Political transition must be smooth to save economy
The World Bank (WB) yesterday said Bangladesh's economy would be affected unless a smooth political transition takes place through election, but it would continue to support the country's development agendas.
"If the political transition does not happen as predicted, any uncertainty is going to affect the economy, private sector and investor confidence," said Praful Patel, WB vice-president for South Asia.
Patel was speaking at a press conference yesterday at the end of his two-day visit to Dhaka.
During his visit, Patel met with Chief Adviser Fakhruddin Ahmed and other advisers to discuss the government's wide-ranging governance and economic policy reform agendas including holding of a general election.
The WB official also met with the Chief of Army Staff General Moeen U Ahmed.
"A smooth political transition would be good for all," he said, adding that everybody would prefer not to go back to the pre-1/11 situation.
Referring to his talks with the "key players" of the caretaker government, Patel said the electoral roadmap is on track as voter registration and reforms in election rules by the Election Commission have been put in place for a better election.
"We are in the business of continuing our support to developmental agenda of Bangladesh. We did it before. We did it during the transition period with the caretaker government. We will continue to do so," he said, adding that the WB works with the country, not with any particular government.
Patel also talked on the impact of the rise of prices of fuel and food on poor people, issues of climate change and the conditions the WB is blamed for tagging with its loans.
He claimed that the WB now does not tag any condition while sanctioning loans to any country.
"Those days are gone. We do not do it anymore. We do not have any relationship which is driven by conditionalities," he said, adding that the WB, however, now wants designs of projects if it is related to road.
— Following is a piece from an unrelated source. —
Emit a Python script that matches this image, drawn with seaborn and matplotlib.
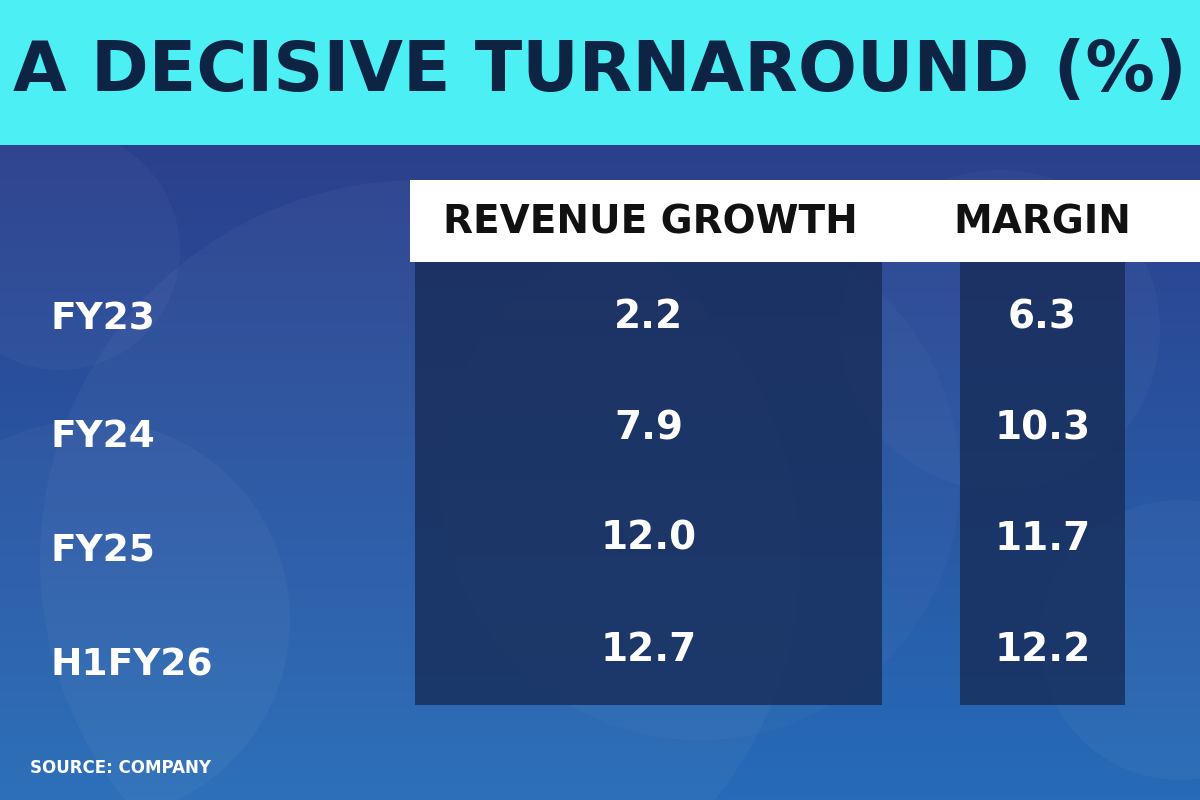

Patel said Bangladesh needs to address some critical issues such as keeping the reform agenda forward, increasing investment in human resources, developing infrastructure, improving agriculture productivity and tackling the impact of climate change.
He referred to food security issues and said, "The sharp rise in food prices has had serious impact on food consumption and nutrition level of poor people in Bangladesh. It is crucially important that the significant gains in poverty reduction achieved here are not eroded by high food prices."
He said the WB has created two funds to address the global food crisis and Bangladesh qualifies for the food crisis respond fund.
Replying to queries on the issues of his discussion with Moeen U Ahmed, Patel said he was presented the roadmap for the elections.
"What he [Moeen] has said about staging the election in next December is a commitment that he is going to fulfil. He also basically explained all of the necessary groundwork to ensure an election, Patel said, adding that the Army chief also informed him about the dialogue.
Asked why he met with Moeen, he said the WB does not get involved in politics and he met the army chief to discuss climate change and regional integration.
"Without endorsement and support from all of the key players these two agendas will not move forward. On advice of locals, we met on the agenda, for example, regional integration. It was suggested that it will be good to brief the General about what the regional integration means," Patel said.
He said South Asia is the least integrated region in the world. But a better integration of trade will benefit the countries in the region.
Patel, who is retiring next month after spending 35 years with the WB, said this visit will be his last as the WB vice-president.
"Over the last five years I have visited Bangladesh 15 times," Patel said. "And every time I come back here I am always impressed by the extraordinary resilience and spirit of the Bangladeshi people. I have also witnessed some remarkable achievements. Its decade-long rapid economic growth has led to a significant reduction in poverty rates and impressive progress toward several other MDGs. I am eagerly looking forward to Bangladesh achieving the middle income country status sooner rather than later.”